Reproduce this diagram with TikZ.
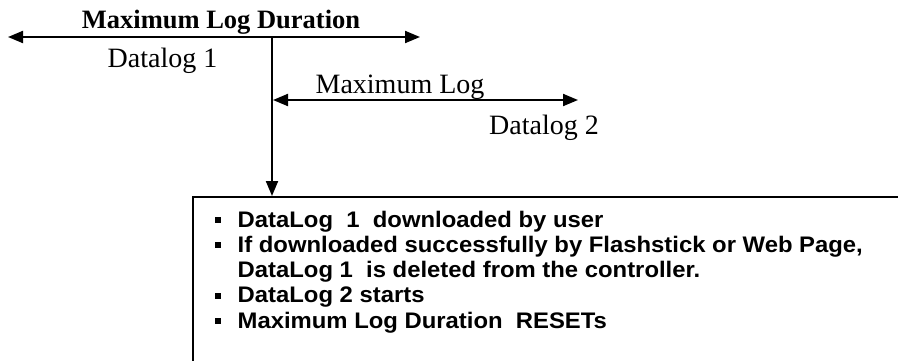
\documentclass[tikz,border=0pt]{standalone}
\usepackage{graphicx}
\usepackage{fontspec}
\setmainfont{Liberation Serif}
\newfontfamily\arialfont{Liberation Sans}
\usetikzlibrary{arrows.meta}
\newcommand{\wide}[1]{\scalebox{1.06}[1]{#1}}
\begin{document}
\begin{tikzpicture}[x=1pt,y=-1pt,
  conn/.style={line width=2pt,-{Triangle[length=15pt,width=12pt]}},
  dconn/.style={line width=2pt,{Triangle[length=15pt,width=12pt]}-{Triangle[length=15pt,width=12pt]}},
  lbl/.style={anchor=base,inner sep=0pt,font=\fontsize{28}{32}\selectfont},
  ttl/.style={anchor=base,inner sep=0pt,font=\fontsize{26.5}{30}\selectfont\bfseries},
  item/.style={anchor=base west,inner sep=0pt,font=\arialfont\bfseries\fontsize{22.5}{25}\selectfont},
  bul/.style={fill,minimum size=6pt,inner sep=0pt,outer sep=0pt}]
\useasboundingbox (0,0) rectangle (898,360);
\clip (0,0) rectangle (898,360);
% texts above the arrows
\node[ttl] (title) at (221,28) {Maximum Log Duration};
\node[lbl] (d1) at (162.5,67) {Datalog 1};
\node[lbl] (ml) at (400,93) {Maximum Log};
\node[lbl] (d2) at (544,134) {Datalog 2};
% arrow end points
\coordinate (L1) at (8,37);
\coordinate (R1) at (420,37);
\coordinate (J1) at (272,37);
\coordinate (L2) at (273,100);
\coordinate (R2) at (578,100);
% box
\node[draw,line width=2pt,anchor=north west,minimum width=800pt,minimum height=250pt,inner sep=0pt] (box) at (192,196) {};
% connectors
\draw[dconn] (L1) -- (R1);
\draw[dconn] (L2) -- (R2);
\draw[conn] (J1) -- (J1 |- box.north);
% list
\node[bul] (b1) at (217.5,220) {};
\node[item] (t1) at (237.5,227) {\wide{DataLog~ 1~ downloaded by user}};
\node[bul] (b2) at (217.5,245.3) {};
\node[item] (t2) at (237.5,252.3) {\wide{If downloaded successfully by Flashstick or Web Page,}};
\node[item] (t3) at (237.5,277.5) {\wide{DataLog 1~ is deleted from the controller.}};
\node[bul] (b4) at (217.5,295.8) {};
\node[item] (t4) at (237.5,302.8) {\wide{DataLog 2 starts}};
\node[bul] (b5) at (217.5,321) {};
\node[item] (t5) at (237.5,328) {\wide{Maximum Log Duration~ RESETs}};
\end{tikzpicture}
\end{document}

******

• [The problem]:
Give the data above again in full and unchanged, skipping the pictures.

• [Exercise solution]:
Reproduce this diagram with TikZ.
\documentclass[tikz,border=0pt]{standalone}
\usepackage{graphicx}
\usepackage{fontspec}
\setmainfont{Liberation Serif}
\newfontfamily\arialfont{Liberation Sans}
\usetikzlibrary{arrows.meta}
\newcommand{\wide}[1]{\scalebox{1.06}[1]{#1}}
\begin{document}
\begin{tikzpicture}[x=1pt,y=-1pt,
  conn/.style={line width=2pt,-{Triangle[length=15pt,width=12pt]}},
  dconn/.style={line width=2pt,{Triangle[length=15pt,width=12pt]}-{Triangle[length=15pt,width=12pt]}},
  lbl/.style={anchor=base,inner sep=0pt,font=\fontsize{28}{32}\selectfont},
  ttl/.style={anchor=base,inner sep=0pt,font=\fontsize{26.5}{30}\selectfont\bfseries},
  item/.style={anchor=base west,inner sep=0pt,font=\arialfont\bfseries\fontsize{22.5}{25}\selectfont},
  bul/.style={fill,minimum size=6pt,inner sep=0pt,outer sep=0pt}]
\useasboundingbox (0,0) rectangle (898,360);
\clip (0,0) rectangle (898,360);
% texts above the arrows
\node[ttl] (title) at (221,28) {Maximum Log Duration};
\node[lbl] (d1) at (162.5,67) {Datalog 1};
\node[lbl] (ml) at (400,93) {Maximum Log};
\node[lbl] (d2) at (544,134) {Datalog 2};
% arrow end points
\coordinate (L1) at (8,37);
\coordinate (R1) at (420,37);
\coordinate (J1) at (272,37);
\coordinate (L2) at (273,100);
\coordinate (R2) at (578,100);
% box
\node[draw,line width=2pt,anchor=north west,minimum width=800pt,minimum height=250pt,inner sep=0pt] (box) at (192,196) {};
% connectors
\draw[dconn] (L1) -- (R1);
\draw[dconn] (L2) -- (R2);
\draw[conn] (J1) -- (J1 |- box.north);
% list
\node[bul] (b1) at (217.5,220) {};
\node[item] (t1) at (237.5,227) {\wide{DataLog~ 1~ downloaded by user}};
\node[bul] (b2) at (217.5,245.3) {};
\node[item] (t2) at (237.5,252.3) {\wide{If downloaded successfully by Flashstick or Web Page,}};
\node[item] (t3) at (237.5,277.5) {\wide{DataLog 1~ is deleted from the controller.}};
\node[bul] (b4) at (217.5,295.8) {};
\node[item] (t4) at (237.5,302.8) {\wide{DataLog 2 starts}};
\node[bul] (b5) at (217.5,321) {};
\node[item] (t5) at (237.5,328) {\wide{Maximum Log Duration~ RESETs}};
\end{tikzpicture}
\end{document}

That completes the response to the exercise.